Data analytics, borne out of the need to make sense of big data that contact centers collect during their everyday operations, is completely changing the way brands deliver customer service.
Brands are always on the hunt for new ways to add value to the services they bring to customers. As the consumers’ standards of good customer service continue to rise, brands must always be, or at least try to be, one step ahead of upcoming trends. Keeping up with the demands of the market means innovating constantly and creating unique strategies to stand out.
Thanks to the emergence of data analytics, brands now have a way to personalize the customer experience like never before.
How Exactly Does it Work?
Analytics is a subset of data science. Simply put, it involves examining raw data in order to organize and interpret them, and draw relevant conclusions. The main purpose, therefore, is to allow organizations to make wise business decisions backed by insights generated from their customers, employees, and other constituents.
This process is, for the most part, aided by technology. Tools and computer software automate a large chunk of the analysis to do away with human errors.

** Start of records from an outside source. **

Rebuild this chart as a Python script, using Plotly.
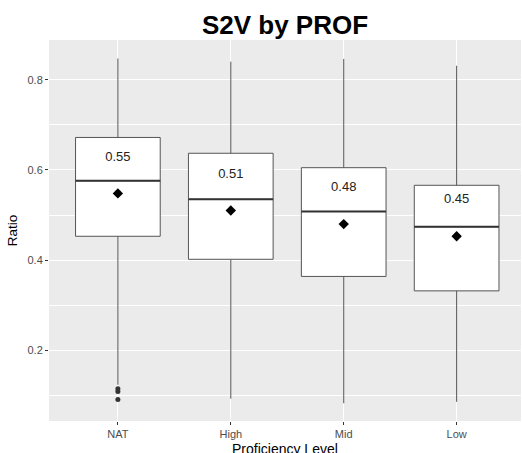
import plotly.graph_objects as go

categories = ["NAT", "High", "Mid", "Low"]
q1 = [0.453, 0.402, 0.364, 0.332]
median = [0.576, 0.535, 0.508, 0.474]
q3 = [0.672, 0.637, 0.605, 0.566]
lower_whisker = [0.124, 0.093, 0.083, 0.086]
upper_whisker = [0.847, 0.840, 0.846, 0.831]
means = [0.548, 0.510, 0.480, 0.453]
outlier_cat = ["NAT", "NAT", "NAT"]
outlier_vals = [0.115, 0.109, 0.091]

xpos = {c: i + 1 for i, c in enumerate(categories)}
xs = [xpos[c] for c in categories]
BOXW = 0.75
LABEL_OFFSET = 0.08

fig = go.Figure()

for i, c in enumerate(categories):
    fig.add_trace(go.Box(
        x=[xs[i]], q1=[q1[i]], median=[median[i]], q3=[q3[i]],
        lowerfence=[lower_whisker[i]], upperfence=[upper_whisker[i]],
        width=BOXW, whiskerwidth=0, boxpoints=False,
        fillcolor="white", line=dict(color="#555555", width=1),
        showlegend=False, hoverinfo="skip",
    ))

# thicker median lines (ggplot fatten)
mx, my = [], []
for i in range(len(categories)):
    mx += [xs[i] - BOXW / 2, xs[i] + BOXW / 2, None]
    my += [median[i], median[i], None]
fig.add_trace(go.Scatter(x=mx, y=my, mode="lines",
                         line=dict(color="#333333", width=2),
                         showlegend=False, hoverinfo="skip"))

# outliers
fig.add_trace(go.Scatter(x=[xpos[c] for c in outlier_cat], y=outlier_vals,
                         mode="markers", marker=dict(color="#333333", size=5),
                         showlegend=False))

# means
fig.add_trace(go.Scatter(x=xs, y=means, mode="markers",
                         marker=dict(symbol="diamond", color="black", size=8),
                         showlegend=False))

# mean labels
fig.add_trace(go.Scatter(x=xs, y=[m + LABEL_OFFSET for m in means],
                         mode="text", text=[f"{m:.2f}" for m in means],
                         textfont=dict(family="Liberation Sans", size=13, color="#222222"),
                         showlegend=False))

fig.update_layout(
    width=522, height=453,
    margin=dict(l=49, r=1, t=40, b=32, autoexpand=False),
    paper_bgcolor="white", plot_bgcolor="#EBEBEB",
    font=dict(family="Liberation Sans"),
    title=dict(text="<b>S2V by PROF</b>", x=0.546, xanchor="center",
               y=1 - 25 / 453, yanchor="middle", automargin=False,
               font=dict(family="Liberation Sans", size=26, color="black")),
    annotations=[dict(text="Proficiency Level", xref="paper", yref="paper",
                      x=0.5, y=-(449 - 421) / 381, xanchor="center", yanchor="middle",
                      showarrow=False, font=dict(size=14, color="black"))],
)
fig.update_xaxes(
    automargin=False,
    range=[0.39, 4.57], tickvals=xs, ticktext=categories,
    showgrid=True, gridcolor="white", gridwidth=1.2, zeroline=False,
    ticks="outside", ticklen=3, tickcolor="#333333",
    tickfont=dict(size=11, color="#4D4D4D"),
)
fig.update_yaxes(
    automargin=False,
    range=[0.0436, 0.888], tickvals=[0.2, 0.4, 0.6, 0.8],
    ticktext=["0.2", "0.4", "0.6", "0.8"],
    showgrid=True, gridcolor="white", gridwidth=1.2, zeroline=False,
    minor=dict(tickvals=[0.1, 0.3, 0.5, 0.7], showgrid=True, gridcolor="white", gridwidth=0.6, ticks=""),
    ticks="outside", ticklen=3, tickcolor="#333333",
    tickfont=dict(size=11, color="#4D4D4D"),
    title=dict(text="Ratio", font=dict(size=13.5, color="black"), standoff=6),
)

fig.write_html("out.html", config={"displayModeBar": False},
               post_script="document.body.style.margin='0px';document.body.style.overflow='hidden';")
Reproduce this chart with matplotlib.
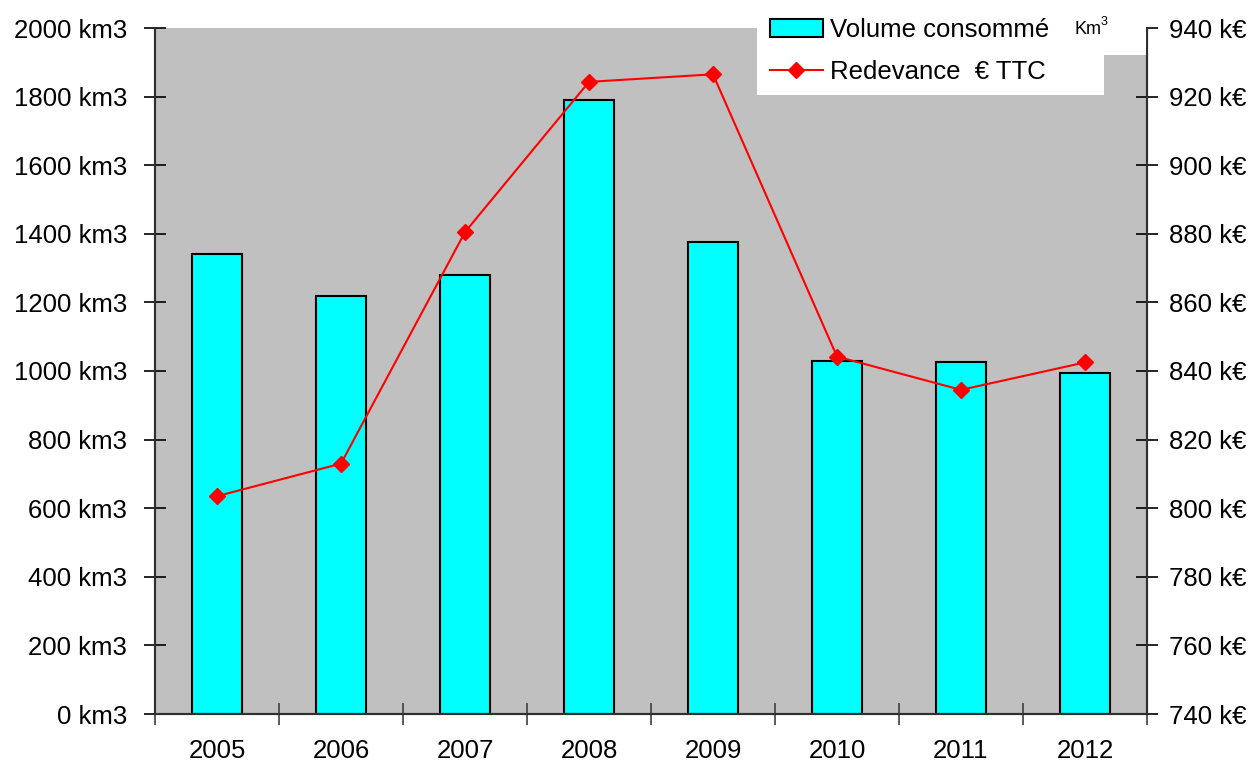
import matplotlib.pyplot as plt
import numpy as np
from matplotlib.lines import Line2D
from matplotlib.patches import Patch, Rectangle

plt.rcParams['font.family'] = ['Liberation Sans', 'DejaVu Sans']

# ---------------------------------------------------
# data
# ---------------------------------------------------
years = ["2005", "2006", "2007", "2008", "2009", "2010", "2011", "2012"]
volume_km3 = [1340, 1220, 1280, 1790, 1375, 1030, 1025, 995]
redevance_keur = [803.5, 813, 880.5, 924.3, 926.5, 844.2, 834.5, 842.5]

vol_ticks = np.arange(0, 2001, 200)
eur_ticks = np.arange(740, 941, 20)

# ---------------------------------------------------
# figure
# ---------------------------------------------------
fig = plt.figure(figsize=(12.53, 7.62), dpi=100)
ax = fig.add_axes([155 / 1253, 1 - 714 / 762, 992 / 1253, 686 / 762])
ax.set_facecolor("#c0c0c0")

x = np.arange(len(years))
ax.bar(x, volume_km3, width=0.4, color="#00ffff", edgecolor="black", linewidth=1.5, zorder=2)
ax.set_xlim(-0.5, len(years) - 0.5)
ax.set_ylim(0, 2000)
ax.set_yticks(vol_ticks)
ax.set_yticklabels([f"{v} km3" for v in vol_ticks])

ax.set_xticks(x)
ax.set_xticklabels(years)
ax.set_xticks(np.arange(-0.5, len(years)), minor=True)
ax.tick_params(axis="x", which="major", length=0, pad=18, labelsize=18.5)
ax.tick_params(axis="x", which="minor", direction="inout", length=16, width=1.2, color="#404040")
ax.tick_params(axis="y", direction="inout", length=16, width=1.2, pad=12, labelsize=18.5)

ax2 = ax.twinx()
ax2.plot(x, redevance_keur, color="red", linewidth=1.5, marker="D", markersize=8.5, zorder=3)
ax2.set_ylim(740, 940)
ax2.set_yticks(eur_ticks)
ax2.set_yticklabels([f"{v} k€" for v in eur_ticks])
ax2.tick_params(axis="y", direction="inout", length=16, width=1.2, pad=8, labelsize=18.5)

for a in (ax, ax2):
    a.spines["top"].set_visible(False)
    for s in ("left", "right", "bottom"):
        a.spines[s].set_linewidth(1.5)
        a.spines[s].set_color("#303030")

# white legend area
fig.patches.append(Rectangle((757 / 1253, 1 - 95 / 762), 347 / 1253, 95 / 762,
                             transform=fig.transFigure, facecolor="white", edgecolor="none", zorder=5))
fig.patches.append(Rectangle((1100 / 1253, 1 - 55 / 762), 46 / 1253, 55 / 762,
                             transform=fig.transFigure, facecolor="white", edgecolor="none", zorder=5))

handles = [Patch(facecolor="#00ffff", edgecolor="black", linewidth=1.5),
           Line2D([], [], color="red", linewidth=1.5, marker="D", markersize=8.5)]
labels = ["Volume consommé", "Redevance  € TTC"]
leg = fig.legend(handles, labels, loc="upper left", bbox_to_anchor=(757 / 1253, 1 - 5 / 762),
                 fontsize=18.5, frameon=False,
                 handlelength=2.05, handletextpad=0.3, labelspacing=0.72,
                 borderpad=0.5, borderaxespad=0)
leg.set_zorder(6)
fig.text(1075 / 1253, 1 - 30 / 762, "Km", fontsize=13, va="center", ha="left", zorder=7)
fig.text(1101 / 1253, 1 - 22 / 762, "3", fontsize=9, va="center", ha="left", zorder=7)

plt.savefig("out.png", dpi=100)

This also makes the entire process easier for data workers, especially as most organizations (90% to be exact) now invest heavily on big data analysis.
When applied to the call center setting, data analytics helps managers deliver personalized services that target the preferences of their customers. It takes up many forms, including the following.

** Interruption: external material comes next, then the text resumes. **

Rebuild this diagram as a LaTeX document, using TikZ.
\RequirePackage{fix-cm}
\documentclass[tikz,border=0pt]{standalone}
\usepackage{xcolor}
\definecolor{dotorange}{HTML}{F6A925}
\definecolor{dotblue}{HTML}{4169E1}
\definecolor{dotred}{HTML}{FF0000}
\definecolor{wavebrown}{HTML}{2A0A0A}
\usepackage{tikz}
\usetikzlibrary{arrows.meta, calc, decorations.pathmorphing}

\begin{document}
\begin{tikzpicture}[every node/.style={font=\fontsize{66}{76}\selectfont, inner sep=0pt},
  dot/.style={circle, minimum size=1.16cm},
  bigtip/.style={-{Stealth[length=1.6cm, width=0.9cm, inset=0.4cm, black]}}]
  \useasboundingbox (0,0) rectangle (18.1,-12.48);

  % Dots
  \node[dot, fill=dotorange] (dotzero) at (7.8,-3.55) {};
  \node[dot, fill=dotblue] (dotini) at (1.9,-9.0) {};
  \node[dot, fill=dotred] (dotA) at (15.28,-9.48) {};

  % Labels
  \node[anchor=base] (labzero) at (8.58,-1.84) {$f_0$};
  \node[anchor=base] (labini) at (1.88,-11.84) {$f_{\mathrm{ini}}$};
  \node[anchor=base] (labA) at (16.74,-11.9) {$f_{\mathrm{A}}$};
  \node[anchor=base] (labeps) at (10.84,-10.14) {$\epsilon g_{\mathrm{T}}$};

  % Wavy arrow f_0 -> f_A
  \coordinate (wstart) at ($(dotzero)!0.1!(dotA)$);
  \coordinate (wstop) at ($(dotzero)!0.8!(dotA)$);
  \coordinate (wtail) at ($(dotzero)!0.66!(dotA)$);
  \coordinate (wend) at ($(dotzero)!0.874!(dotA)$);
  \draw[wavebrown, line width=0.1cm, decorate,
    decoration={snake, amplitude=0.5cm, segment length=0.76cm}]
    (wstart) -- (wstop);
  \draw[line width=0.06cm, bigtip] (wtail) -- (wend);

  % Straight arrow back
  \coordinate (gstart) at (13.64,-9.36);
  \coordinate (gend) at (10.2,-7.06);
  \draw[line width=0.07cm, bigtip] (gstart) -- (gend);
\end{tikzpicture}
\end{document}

The focus of speech analytics is on recorded calls. It entails analyzing conversations in order to gather information about customers and the issues being discussed. As these tools are often equipped with speech or voice recognition features, they can also identify spoken words and phrases, analyze the tone and voice of the customer, and therefore recognize emotions.
Speech data provides customer insights that are simply not available from other sources. It helps in the identification of the causes of customer dissatisfaction and opportunities to improve compliance, operational effectiveness, and agent performance.
Text analytics zones in on the written language—documents, emails, web chats, and even social media comments. During analysis, the tool assigns numerical values to words and phrases. Then, data mining functions are carried out to identify patterns and relationships among the data sets.
Brands can enhance customer satisfaction via product impressions, find product problems, conduct market research, and monitor brand reputation, among other things, by recognizing trends and patterns with text analytics.
Unlike the first two forms of data analytics discussed, which are both customer-oriented, desktop analytics is agent-focused. Using this technique, organizations can monitor, capture, and analyze desktop-based activities as well as workflows. The tool detects keystrokes to understand data entry and keep track of the applications being accessed.
This can help managers can measure agents’ compliance to protocols in a contact center, training needs, performance issues, and bottlenecks in processes.
Cross-channel analytics, the process in which data sets from multiple channels are consolidated, is necessary to make omnichannel customer service work. Most customer relationship management tools make use of this technology usually by combining speech, text, and desktop analytics features. It’s used to identify and evaluate various customer support platforms and how customers use them to interact with brands.
Cross-channel analytics provides insights into why customers convert and allows you to convert more of them.
To provide customers the option to solve issues on their own, brands are starting to create self-service portals—online spaces that users can access to find the answers they’re looking for. Self-service analytics tools analyze and evaluate the customer experience in this channel to determine glitches, pain points, and other problems.
This is perhaps the most advanced form of data analytics in this list. Predictive analytics tools leverage several techniques including data mining, machine learning, and artificial intelligence to predict future events, such as customers’ purchasing behavior. Customer support providers can also use such tools to identify the most effective channels or approaches for interacting with customers.
One of the most obvious reasons to use predictive analytics is its ability to help you see into the future and plan accordingly across a wide range of data like stock, staffing, and customer behavior.
This can tell you what is likely to happen and prepare you in advance and adjust how you allocate your resources.
Data science, a continuously growing field, has given birth to several forms of analytics processes with myriad applications for brands, including customer service, sales, and marketing. Familiarizing yourself with the many forms of analytics can help you make business decisions that would improve the customer experience.